Brief |
Copy the data precisely, character for character, and leave out every picture.

Source data |
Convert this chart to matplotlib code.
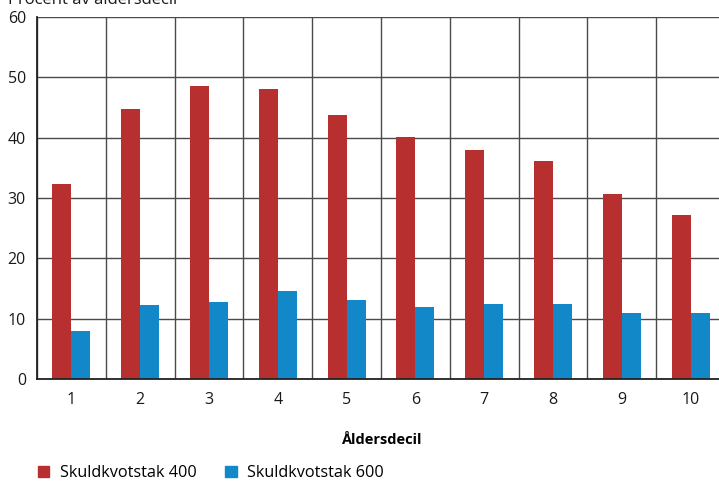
import matplotlib.pyplot as plt
import numpy as np
from matplotlib.patches import Patch

plt.rcParams['font.family'] = ['Open Sans', 'DejaVu Sans']

deciles = ['1', '2', '3', '4', '5', '6', '7', '8', '9', '10']
tak_400 = [32.3, 44.7, 48.6, 48.1, 43.7, 40.1, 38.0, 36.2, 30.6, 27.2]
tak_600 = [7.9, 12.2, 12.7, 14.6, 13.1, 11.9, 12.4, 12.4, 11.0, 11.0]

red = '#B7302F'
blue = '#1388C8'

fig = plt.figure(figsize=(7.19, 4.82), dpi=100)
ax = fig.add_axes([37 / 719, 103 / 482, 688 / 719, 362 / 482])

x = np.arange(len(deciles))
w = 0.277
ax.bar(x - w / 2, tak_400, width=w, color=red, zorder=3)
ax.bar(x + w / 2, tak_600, width=w, color=blue, zorder=3)

ax.set_xlim(-0.5, len(deciles) - 0.5)
ax.set_ylim(0, 60)
ax.set_yticks(range(0, 61, 10))
ax.set_xticks(x)
ax.set_xticklabels(deciles)
ax.set_xticks(np.arange(-0.5, len(deciles), 1), minor=True)

ax.grid(True, axis='y', which='major', color='#4a4a4a', lw=1, zorder=1)
ax.grid(True, axis='x', which='minor', color='#4a4a4a', lw=1, zorder=1)
ax.tick_params(which='both', length=0, labelsize=11.5, colors='#1a1a1a')
ax.tick_params(axis='x', pad=9)
ax.tick_params(axis='y', pad=8)

for s in ['top', 'right']:
    ax.spines[s].set_visible(False)
for s in ['left', 'bottom']:
    ax.spines[s].set_color('#222222')
    ax.spines[s].set_linewidth(1.3)
    ax.spines[s].set_zorder(4)

ax.set_xlabel('Åldersdecil', fontsize=10.5, fontweight='bold', labelpad=18)

fig.text(8 / 719, 1 - 4 / 482, 'Procent av åldersdecil', fontsize=12,
         va='baseline', ha='left', color='#1a1a1a')

handles = [Patch(color=red, label='Skuldkvotstak 400'),
           Patch(color=blue, label='Skuldkvotstak 600')]
fig.legend(handles=handles, loc='lower left', bbox_to_anchor=(23 / 719, -14 / 482),
           ncol=2, frameon=False, fontsize=11.7, handlelength=0.72, handleheight=0.72,
           handletextpad=0.65, columnspacing=1.75)

fig.savefig('out.png', dpi=100)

Final answer |
Convert this chart to matplotlib code.
import matplotlib.pyplot as plt
import numpy as np
from matplotlib.patches import Patch

plt.rcParams['font.family'] = ['Open Sans', 'DejaVu Sans']

deciles = ['1', '2', '3', '4', '5', '6', '7', '8', '9', '10']
tak_400 = [32.3, 44.7, 48.6, 48.1, 43.7, 40.1, 38.0, 36.2, 30.6, 27.2]
tak_600 = [7.9, 12.2, 12.7, 14.6, 13.1, 11.9, 12.4, 12.4, 11.0, 11.0]

red = '#B7302F'
blue = '#1388C8'

fig = plt.figure(figsize=(7.19, 4.82), dpi=100)
ax = fig.add_axes([37 / 719, 103 / 482, 688 / 719, 362 / 482])

x = np.arange(len(deciles))
w = 0.277
ax.bar(x - w / 2, tak_400, width=w, color=red, zorder=3)
ax.bar(x + w / 2, tak_600, width=w, color=blue, zorder=3)

ax.set_xlim(-0.5, len(deciles) - 0.5)
ax.set_ylim(0, 60)
ax.set_yticks(range(0, 61, 10))
ax.set_xticks(x)
ax.set_xticklabels(deciles)
ax.set_xticks(np.arange(-0.5, len(deciles), 1), minor=True)

ax.grid(True, axis='y', which='major', color='#4a4a4a', lw=1, zorder=1)
ax.grid(True, axis='x', which='minor', color='#4a4a4a', lw=1, zorder=1)
ax.tick_params(which='both', length=0, labelsize=11.5, colors='#1a1a1a')
ax.tick_params(axis='x', pad=9)
ax.tick_params(axis='y', pad=8)

for s in ['top', 'right']:
    ax.spines[s].set_visible(False)
for s in ['left', 'bottom']:
    ax.spines[s].set_color('#222222')
    ax.spines[s].set_linewidth(1.3)
    ax.spines[s].set_zorder(4)

ax.set_xlabel('Åldersdecil', fontsize=10.5, fontweight='bold', labelpad=18)

fig.text(8 / 719, 1 - 4 / 482, 'Procent av åldersdecil', fontsize=12,
         va='baseline', ha='left', color='#1a1a1a')

handles = [Patch(color=red, label='Skuldkvotstak 400'),
           Patch(color=blue, label='Skuldkvotstak 600')]
fig.legend(handles=handles, loc='lower left', bbox_to_anchor=(23 / 719, -14 / 482),
           ncol=2, frameon=False, fontsize=11.7, handlelength=0.72, handleheight=0.72,
           handletextpad=0.65, columnspacing=1.75)

fig.savefig('out.png', dpi=100)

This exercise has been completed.